Our so-called leaders really are a shameful bunch, apparently more interested in keeping their heads in the sand (or those of the public) and keeping the deals and donations flowing, rather than evincing any interest in leading conversations about either emerging geopolitical risks, the nature and character of the PRC, and/or the PRC’s activities here. It should be sobering to recall the break-ins to Professor Brady’s home and office that happened during this parliamentary term. Both National and Labour set out to minimise the potential issue – other parties as bad – and now it seems to suit them for such events to be brushed over and forgotten.
If the politicians are bad – and they are the ones who really matter, who vie to lead and who would like us to believe they have our long-term best interests at heart – the media is (with rare occasional exceptions) little better. It is pretty shameful all round. Beliefs and values that are worth their salt are worth paying a price for, but it isn’t clear that National or Labour (or, as far as I can tell, the rest) have any values worth the name when it comes to the most consequential evil regime now on the planet and its activities here and abroad. That is sad commentary on what New Zealand – once quite clear about its opposition to the Soviet Union or Nazi Germany, under parties of either stripe – has become.

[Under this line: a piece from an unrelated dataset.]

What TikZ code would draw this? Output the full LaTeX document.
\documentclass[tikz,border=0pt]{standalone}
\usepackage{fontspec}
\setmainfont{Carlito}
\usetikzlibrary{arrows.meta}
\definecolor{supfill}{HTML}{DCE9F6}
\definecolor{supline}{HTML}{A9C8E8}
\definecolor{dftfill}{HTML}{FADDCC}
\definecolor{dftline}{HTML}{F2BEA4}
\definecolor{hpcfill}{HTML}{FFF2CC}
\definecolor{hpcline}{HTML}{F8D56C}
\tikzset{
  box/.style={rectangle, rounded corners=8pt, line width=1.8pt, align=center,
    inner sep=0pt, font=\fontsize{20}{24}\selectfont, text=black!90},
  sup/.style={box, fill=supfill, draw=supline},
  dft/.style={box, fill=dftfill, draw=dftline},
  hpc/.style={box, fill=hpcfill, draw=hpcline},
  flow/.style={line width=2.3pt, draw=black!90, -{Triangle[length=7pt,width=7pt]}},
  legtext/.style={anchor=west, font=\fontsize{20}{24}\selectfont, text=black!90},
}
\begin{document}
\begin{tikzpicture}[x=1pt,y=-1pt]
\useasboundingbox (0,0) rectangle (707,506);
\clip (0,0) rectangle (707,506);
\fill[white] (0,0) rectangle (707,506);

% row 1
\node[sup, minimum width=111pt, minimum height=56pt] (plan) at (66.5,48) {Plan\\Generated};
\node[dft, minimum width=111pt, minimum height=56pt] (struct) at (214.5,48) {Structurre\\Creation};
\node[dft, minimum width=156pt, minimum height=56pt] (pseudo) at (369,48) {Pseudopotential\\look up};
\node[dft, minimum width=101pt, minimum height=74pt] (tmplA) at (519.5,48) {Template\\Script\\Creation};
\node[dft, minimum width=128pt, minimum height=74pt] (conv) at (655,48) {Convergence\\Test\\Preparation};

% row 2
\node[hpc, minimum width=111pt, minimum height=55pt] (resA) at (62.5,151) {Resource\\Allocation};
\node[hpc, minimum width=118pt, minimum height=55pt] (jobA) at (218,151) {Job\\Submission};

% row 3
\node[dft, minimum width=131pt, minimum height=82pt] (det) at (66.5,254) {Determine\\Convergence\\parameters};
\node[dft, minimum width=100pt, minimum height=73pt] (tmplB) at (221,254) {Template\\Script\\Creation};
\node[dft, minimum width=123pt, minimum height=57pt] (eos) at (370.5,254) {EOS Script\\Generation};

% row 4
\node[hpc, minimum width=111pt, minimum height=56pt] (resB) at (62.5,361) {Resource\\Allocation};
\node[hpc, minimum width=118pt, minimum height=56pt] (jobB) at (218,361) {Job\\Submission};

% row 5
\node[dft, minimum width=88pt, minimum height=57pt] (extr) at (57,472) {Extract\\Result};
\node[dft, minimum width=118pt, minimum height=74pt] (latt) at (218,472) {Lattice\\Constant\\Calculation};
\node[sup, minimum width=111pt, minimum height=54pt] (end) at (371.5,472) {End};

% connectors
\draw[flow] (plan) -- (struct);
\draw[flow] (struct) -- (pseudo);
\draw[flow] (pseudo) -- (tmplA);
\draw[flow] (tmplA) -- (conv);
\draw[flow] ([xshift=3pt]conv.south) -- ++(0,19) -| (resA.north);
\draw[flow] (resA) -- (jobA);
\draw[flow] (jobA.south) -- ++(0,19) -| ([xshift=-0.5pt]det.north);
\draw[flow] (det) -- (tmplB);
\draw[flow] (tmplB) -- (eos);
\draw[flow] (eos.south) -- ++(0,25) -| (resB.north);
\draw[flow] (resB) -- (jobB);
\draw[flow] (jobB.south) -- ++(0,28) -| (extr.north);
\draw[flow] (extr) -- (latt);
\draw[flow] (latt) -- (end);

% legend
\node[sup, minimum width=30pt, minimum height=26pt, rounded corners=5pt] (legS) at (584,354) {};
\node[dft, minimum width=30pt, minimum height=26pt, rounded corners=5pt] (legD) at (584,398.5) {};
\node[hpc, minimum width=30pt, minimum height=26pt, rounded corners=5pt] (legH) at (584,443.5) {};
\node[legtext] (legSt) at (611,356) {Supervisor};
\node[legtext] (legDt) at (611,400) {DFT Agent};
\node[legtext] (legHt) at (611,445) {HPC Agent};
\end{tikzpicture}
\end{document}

For those with access, there was a good article in the Financial Times last week about coercive economic “diplomacy” by the PRC. The article was by New Zealander Jamil Anderlini, the FT’s Asia editor. He made the case for countries to stand, and work, together to resist the PRC’s attempts to use trade pressure countries – calling for a new and better United Front of democracies with common long-term interests in this area. Our politicians seem to think it is just to cower and defer to the regime, and do as little as possible to ever upset them (which only ever encourages thugs), rather than standing with other countries that share something rather closer to our values than National’s and Labour’s CCP friends do.